From Nick Trachet of the Brussel Nieuws

The county of Flanders was in the Ancien Régime known as Butter Country.  The peasants made and sold butter and lived on butter milk.  Why? Because the butter was needed by the weavers who greased their weaving threads with it against wear! Enormous amounts of butter were used this way.
Remember Europe had a shortage of oils and fats before the colonial/petrol era.

And olive oil was the best lubricant for water mills and other machinery as well as being used for lighting.  And tallow (beef or mutton fat) was used in the same way.  And fats were also necessary to make soap and as ointments.

In Europe, the oil shortage began to ease with the import of tropical oils (palm oil, for example) when Europe acquired tropical colonies in the nineteenth century. In the US, whaling produced oil. And then of course, as Nick says, with the petroleum industry, oils became abundant.

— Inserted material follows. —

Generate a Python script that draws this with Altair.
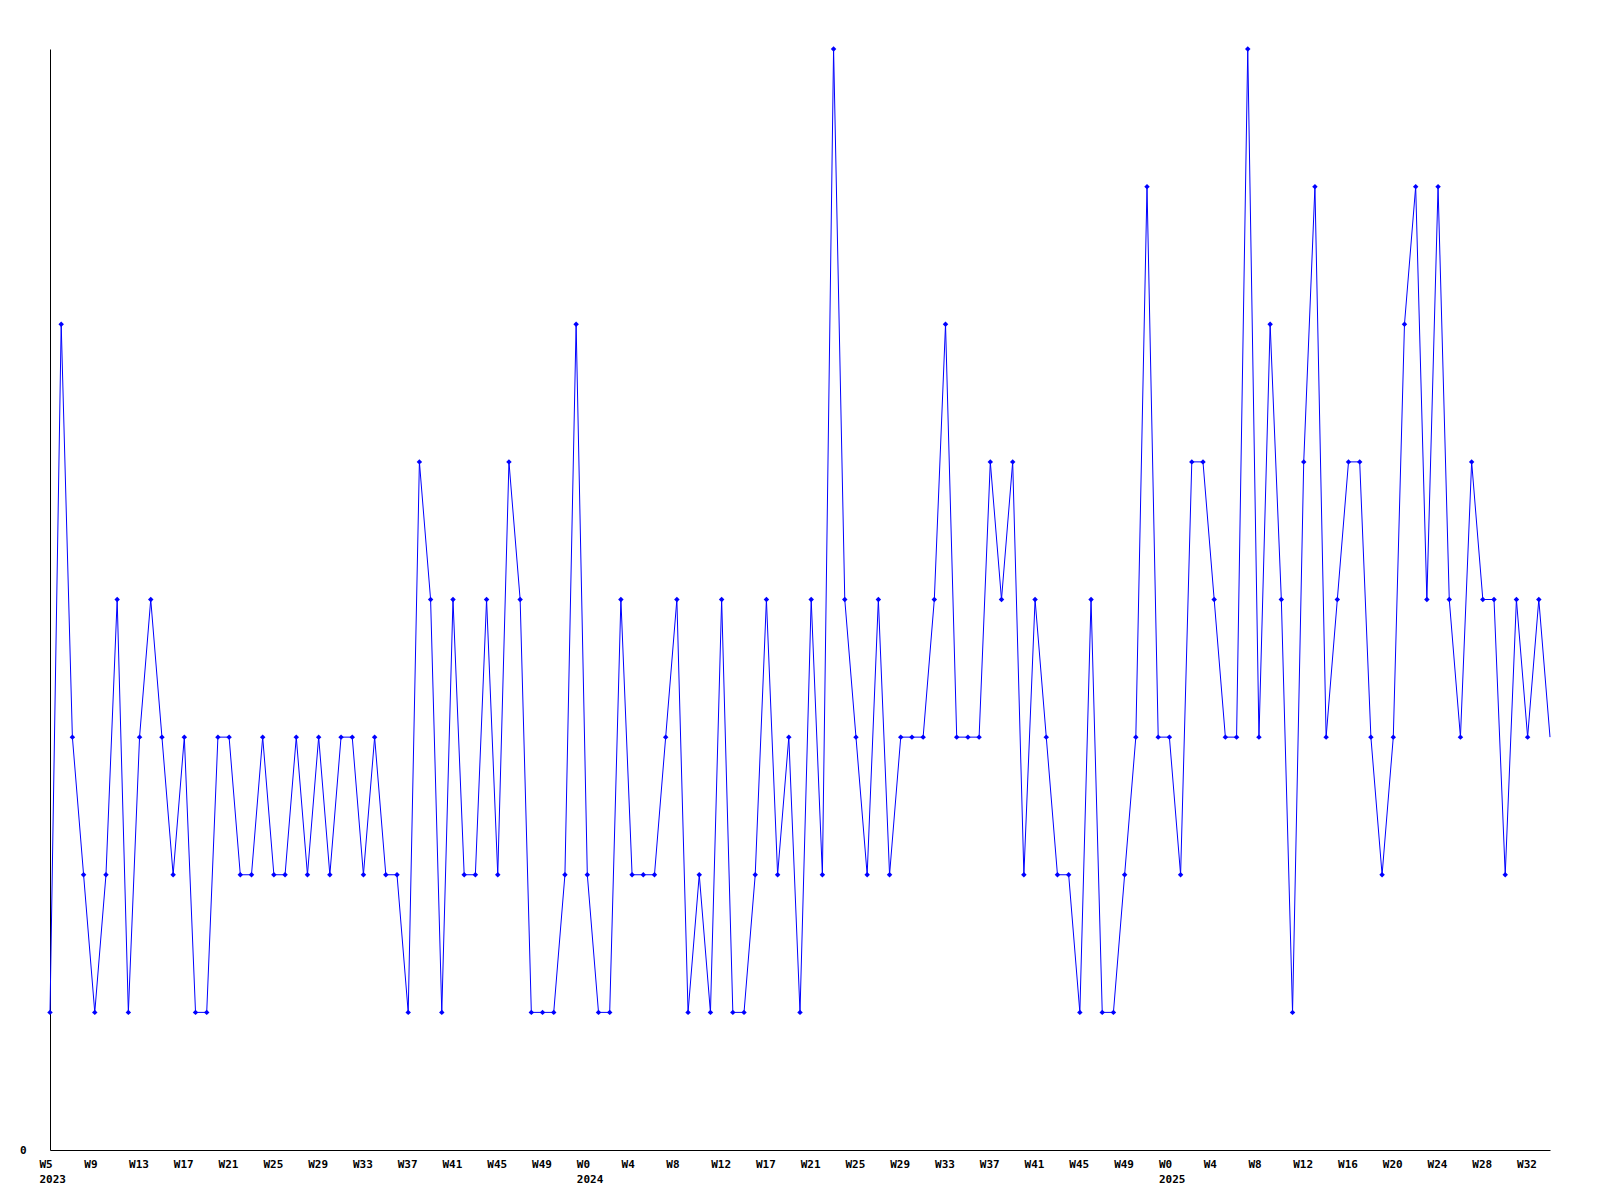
import altair as alt
import pandas as pd

# Weekly values (one per week, starting at 2023 W5)
values = [
    1, 6, 3, 2, 1, 2, 4, 1, 3, 4, 3, 2, 3, 1, 1, 3, 3, 2, 2, 3,
    2, 2, 3, 2, 3, 2, 3, 3, 2, 3, 2, 2, 1, 5, 4, 1, 4, 2, 2, 4,
    2, 5, 4, 1, 1, 1, 2, 6, 2, 1, 1, 4, 2, 2, 2, 3, 4, 1, 2, 1,
    4, 1, 1, 2, 4, 2, 3, 1, 4, 2, 8, 4, 3, 2, 4, 2, 3, 3, 3, 4,
    6, 3, 3, 3, 5, 4, 5, 2, 4, 3, 2, 2, 1, 4, 1, 1, 2, 3, 7, 3,
    3, 2, 5, 5, 4, 3, 3, 8, 3, 6, 4, 1, 5, 7, 3, 4, 5, 5, 3, 2,
    3, 6, 7, 4, 7, 4, 3, 5, 4, 4, 2, 4, 3, 4, 3,
]

# Tick labels every 4 weeks
week_labels = [
    "W5", "W9", "W13", "W17", "W21", "W25", "W29", "W33", "W37", "W41", "W45", "W49",
    "W0", "W4", "W8", "W12", "W17", "W21", "W25", "W29", "W33", "W37", "W41", "W45", "W49",
    "W0", "W4", "W8", "W12", "W16", "W20", "W24", "W28", "W32",
]
year_labels = {0: "2023", 12: "2024", 25: "2025"}

tick_values = [4 * i for i in range(len(week_labels))]

def js_str(s):
    return "'" + s + "'"

parts = []
for i, w in enumerate(week_labels):
    if i in year_labels:
        parts.append("[" + js_str(w) + "," + js_str(year_labels[i]) + "]")
    else:
        parts.append(js_str(w))
label_expr = "[" + ",".join(parts) + "][floor(datum.value / 4)]"

df = pd.DataFrame({"idx": list(range(len(values))), "value": values})
last_idx = len(values) - 1

FONT = "DejaVu Sans Mono"

x_enc = alt.X(
    "idx:Q",
    scale=alt.Scale(domain=[0, last_idx], nice=False, zero=False),
    axis=alt.Axis(
        values=tick_values,
        labelExpr=label_expr,
        title=None,
        ticks=False,
        grid=False,
        labelAlign="left",
        labelBaseline="top",
        labelOffset=-11,
        labelPadding=8,
        labelLineHeight=15,
        labelFont=FONT,
        labelFontSize=11,
        labelFontWeight="bold",
        labelColor="black",
        labelOverlap=False,
        labelFlush=False,
        domainColor="black",
        domainWidth=1,
    ),
)
y_enc = alt.Y(
    "value:Q",
    scale=alt.Scale(domain=[0, 8], nice=False),
    axis=alt.Axis(
        values=[0],
        format="d",
        title=None,
        ticks=False,
        grid=False,
        labelPadding=24,
        labelFont=FONT,
        labelFontSize=11,
        labelFontWeight="bold",
        labelColor="black",
        domainColor="black",
        domainWidth=1,
    ),
)

line = alt.Chart(df).mark_line(color="#0000ff", strokeWidth=1).encode(x=x_enc, y=y_enc)
points = (
    alt.Chart(df)
    .transform_filter(f"datum.idx < {last_idx}")
    .mark_point(shape="diamond", filled=True, size=30, color="#0000ff", opacity=1)
    .encode(x="idx:Q", y="value:Q")
)

chart = (
    alt.layer(line, points)
    .properties(
        width=1500,
        height=1101,
        padding={"left": 42, "top": 41, "right": 30, "bottom": 40},
        autosize=alt.AutoSizeParams(type="none"),
        background="white",
    )
    .configure_view(stroke=None)
)

chart.save("out.html", embed_options={"renderer": "svg", "actions": False})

But the basic point holds.  Lots of things that we eat have other uses. Grains and roots, for example, are used to make starch, millions of tons of it going to the paper industry. And here’s a nifty list of the food and non food uses of soy from Iowa State University.

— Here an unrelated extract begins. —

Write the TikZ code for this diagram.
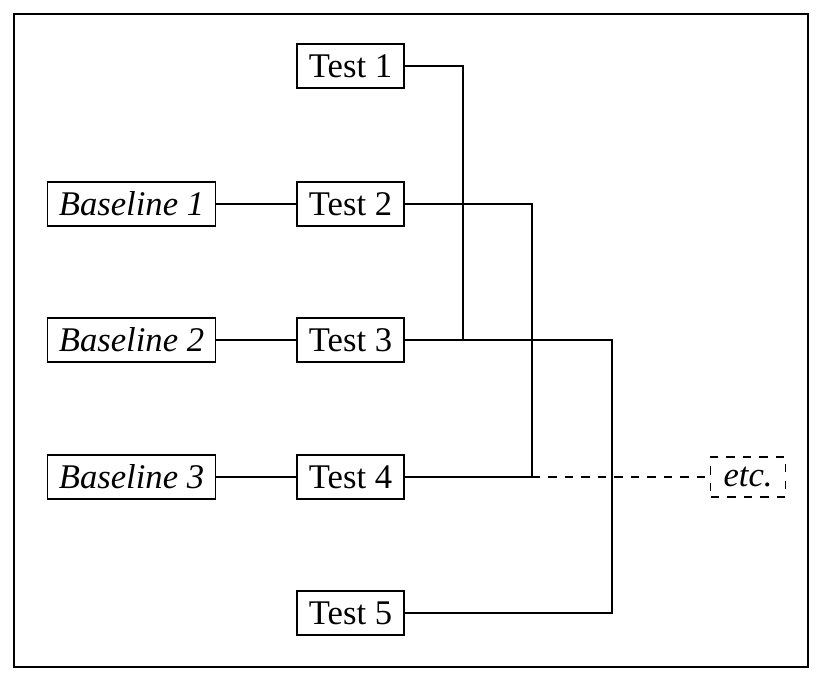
\documentclass[tikz,border=0pt]{standalone}
\usepackage{fontspec}
\setmainfont{Liberation Serif}
\usetikzlibrary{positioning}

\begin{document}
\begin{tikzpicture}[x=0.0128cm, y=-0.0128cm,
    every node/.style={font=\fontsize{12.6}{14}\selectfont},
    test/.style={draw, inner sep=0pt, minimum width=39pt, minimum height=16pt},
    base/.style={test, minimum width=61.5pt, font=\fontsize{12.6}{14}\selectfont\itshape},
    link/.style={thin}]

    % Rahmen
    \useasboundingbox (0,0) rectangle (823,681);
    \draw[thick] (14,14) rectangle (808,667);

    % Knoten
    \node[test] (t1) at (350.5,66) {Test 1};
    \node[test] (t2) at (350.5,204) {Test 2};
    \node[test] (t3) at (350.5,340) {Test 3};
    \node[test] (t4) at (350.5,477) {Test 4};
    \node[test] (t5) at (350.5,613) {Test 5};
    \node[base] (b1) at (131.5,204) {Baseline 1};
    \node[base] (b2) at (131.5,340) {Baseline 2};
    \node[base] (b3) at (131.5,477) {Baseline 3};
    \node[test, dashed, minimum width=27pt, minimum height=14.6pt,
          font=\fontsize{12.6}{14}\selectfont\itshape] (etc) at (748,477) {etc.};

    % Knickpunkte
    \coordinate (k1) at (463,340);
    \coordinate (k2) at (532,477);
    \coordinate (k3) at (612,340);

    % Verbindungen
    \draw[link] (b1) -- (t2);
    \draw[link] (b2) -- (t3);
    \draw[link] (b3) -- (t4);
    \draw[link] (t1.east) -| (k1);
    \draw[link] (t2.east) -| (k2);
    \draw[link] (t3.east) -- (k3) |- (t5.east);
    \draw[link] (t4.east) -- (k2);
    \draw[link, dashed] (k2) -- (etc.west);

\end{tikzpicture}
\end{document}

So when thinking about the much-maligned commodity crops, it’s worth remembering that (even leaving biofuels aside), they are important economic resources.  Or put another way, farming has traditionally provided fuel (wood, dung, furze), fiber (linen, cotton, wool, feathers), building materials (wood, straw, wattle), as well as glue, bristles, starch, leather for everything from clothing and saddles to buckets and chairs, lubricants and a host of other stuff that supports human society.

In fact, if anyone wants a challenge it would be interesting to try to chart the relative value of food and non-food uses of farm products over time.  How did the exploitation of first coal, and then oil affect this ratio?

So I think it’s important, as the butter example reminds us, not to reduce farming to the production of healthy leafy greens, meat, milk and other foods that first come to mind when we hear the word “farm.”

And this is one reason why I am a tad uneasy about the many calls to re-describe the Farm Bill as the Food Bill.